All of the records below must be output exactly, with no pictures carried over.
>> begin Records for processing
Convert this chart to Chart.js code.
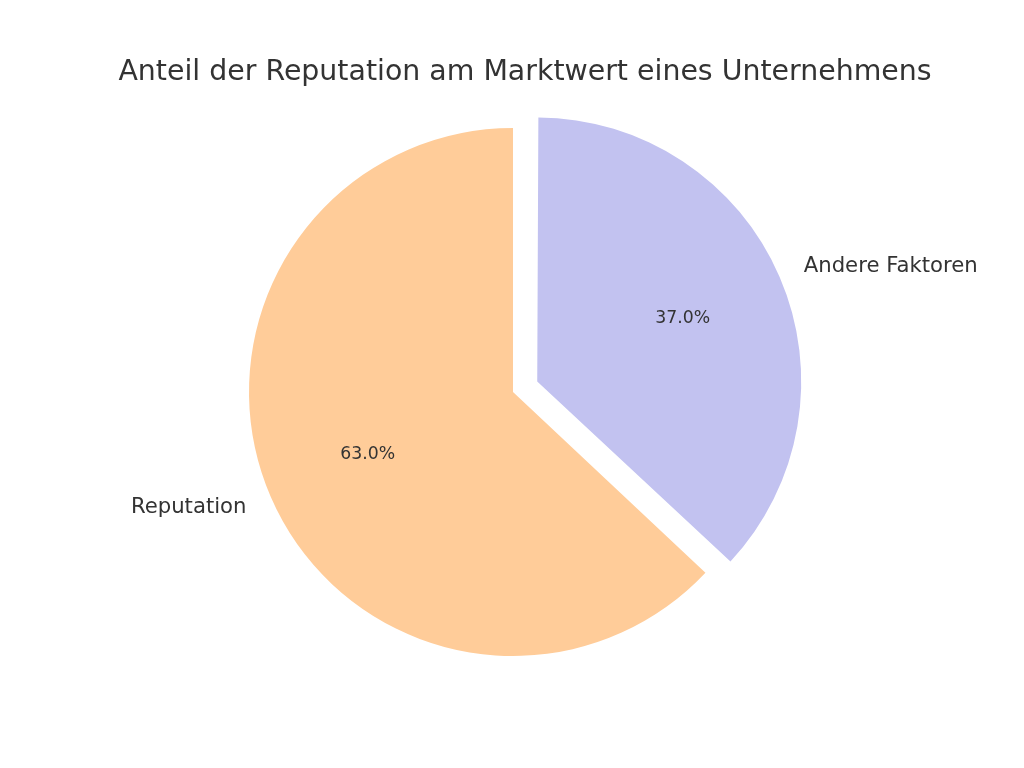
<!DOCTYPE html>
<html><head><meta charset="utf-8">
<script src="https://cdn.jsdelivr.net/npm/chart.js@4"></script>
<style>html,body{margin:0;padding:0;background:#fff}#wrap{width:1024px;height:768px}</style>
</head><body><div id="wrap"><canvas id="c" width="1024" height="768"></canvas></div>
<script>
const chartTitle = "Anteil der Reputation am Marktwert eines Unternehmens";
const categories = ["Reputation", "Andere Faktoren"];
const shares = [63, 37];
const sliceColors = ["#ffcc99", "#c2c2f0"];
const explode = [0, 0.1];

const R = 264;
const FONT = "'DejaVu Sans', sans-serif";
const TEXT = "#333333";
const total = shares.reduce((a, b) => a + b, 0);

const fixRadius = {
  id: 'fixRadius',
  beforeDatasetsDraw(chart) {
    chart.getDatasetMeta(0).data.forEach(arc => {
      const off = (arc.options.offset || 0) / 4;
      const fix = 1 - Math.sin(Math.min(Math.PI, arc.circumference || 0));
      arc.outerRadius = R - off * fix;
    });
  }
};

const labelsPlugin = {
  id: 'pieLabels',
  afterDatasetsDraw(chart) {
    const ctx = chart.ctx;
    ctx.save();
    ctx.fillStyle = TEXT;
    ctx.textBaseline = 'middle';
    chart.getDatasetMeta(0).data.forEach((arc, i) => {
      const half = (arc.startAngle + arc.endAngle) / 2;
      const c = Math.cos(half), s = Math.sin(half);
      const off = explode[i] * R;
      const cx = arc.x + c * off, cy = arc.y + s * off;
      ctx.font = "21.2px " + FONT;
      ctx.textAlign = c >= 0 ? 'left' : 'right';
      ctx.fillText(categories[i], cx + c * 1.1 * R, cy + s * 1.1 * R);
      ctx.font = "17.3px " + FONT;
      ctx.textAlign = 'center';
      const pct = (shares[i] / total * 100).toFixed(1) + '%';
      ctx.fillText(pct, cx + c * 0.6 * R, cy + s * 0.6 * R);
    });
    ctx.font = "28.4px " + FONT;
    ctx.textAlign = 'center';
    ctx.fillText(chartTitle, 525, 73);
    ctx.restore();
  }
};

new Chart(document.getElementById('c'), {
  type: 'pie',
  data: {
    labels: categories,
    datasets: [{
      data: shares,
      backgroundColor: sliceColors,
      borderWidth: 0,
      offset: explode.map(e => e * R * 4)
    }]
  },
  options: {
    responsive: false,
    animation: false,
    devicePixelRatio: 1,
    events: [],
    rotation: -360 * shares[0] / total,
    radius: R,
    layout: { padding: { top: 120, bottom: 104, left: 241, right: 239 } },
    plugins: { legend: { display: false }, tooltip: { enabled: false }, title: { display: false } }
  },
  plugins: [fixRadius, labelsPlugin]
});
</script></body></html>
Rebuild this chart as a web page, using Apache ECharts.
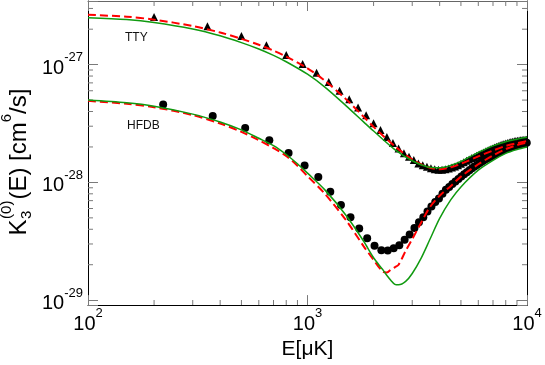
>> end Records for processing
Output:
Convert this chart to Chart.js code.
<!DOCTYPE html>
<html><head><meta charset="utf-8">
<script src="https://cdn.jsdelivr.net/npm/chart.js@4"></script>
<style>html,body{margin:0;padding:0;background:#fff}#wrap{width:1024px;height:768px}</style>
</head><body><div id="wrap"><canvas id="c" width="1024" height="768"></canvas></div>
<script>
const chartTitle = "Anteil der Reputation am Marktwert eines Unternehmens";
const categories = ["Reputation", "Andere Faktoren"];
const shares = [63, 37];
const sliceColors = ["#ffcc99", "#c2c2f0"];
const explode = [0, 0.1];

const R = 264;
const FONT = "'DejaVu Sans', sans-serif";
const TEXT = "#333333";
const total = shares.reduce((a, b) => a + b, 0);

const fixRadius = {
  id: 'fixRadius',
  beforeDatasetsDraw(chart) {
    chart.getDatasetMeta(0).data.forEach(arc => {
      const off = (arc.options.offset || 0) / 4;
      const fix = 1 - Math.sin(Math.min(Math.PI, arc.circumference || 0));
      arc.outerRadius = R - off * fix;
    });
  }
};

const labelsPlugin = {
  id: 'pieLabels',
  afterDatasetsDraw(chart) {
    const ctx = chart.ctx;
    ctx.save();
    ctx.fillStyle = TEXT;
    ctx.textBaseline = 'middle';
    chart.getDatasetMeta(0).data.forEach((arc, i) => {
      const half = (arc.startAngle + arc.endAngle) / 2;
      const c = Math.cos(half), s = Math.sin(half);
      const off = explode[i] * R;
      const cx = arc.x + c * off, cy = arc.y + s * off;
      ctx.font = "21.2px " + FONT;
      ctx.textAlign = c >= 0 ? 'left' : 'right';
      ctx.fillText(categories[i], cx + c * 1.1 * R, cy + s * 1.1 * R);
      ctx.font = "17.3px " + FONT;
      ctx.textAlign = 'center';
      const pct = (shares[i] / total * 100).toFixed(1) + '%';
      ctx.fillText(pct, cx + c * 0.6 * R, cy + s * 0.6 * R);
    });
    ctx.font = "28.4px " + FONT;
    ctx.textAlign = 'center';
    ctx.fillText(chartTitle, 525, 73);
    ctx.restore();
  }
};

new Chart(document.getElementById('c'), {
  type: 'pie',
  data: {
    labels: categories,
    datasets: [{
      data: shares,
      backgroundColor: sliceColors,
      borderWidth: 0,
      offset: explode.map(e => e * R * 4)
    }]
  },
  options: {
    responsive: false,
    animation: false,
    devicePixelRatio: 1,
    events: [],
    rotation: -360 * shares[0] / total,
    radius: R,
    layout: { padding: { top: 120, bottom: 104, left: 241, right: 239 } },
    plugins: { legend: { display: false }, tooltip: { enabled: false }, title: { display: false } }
  },
  plugins: [fixRadius, labelsPlugin]
});
</script></body></html>
Rebuild this chart as a web page, using Apache ECharts.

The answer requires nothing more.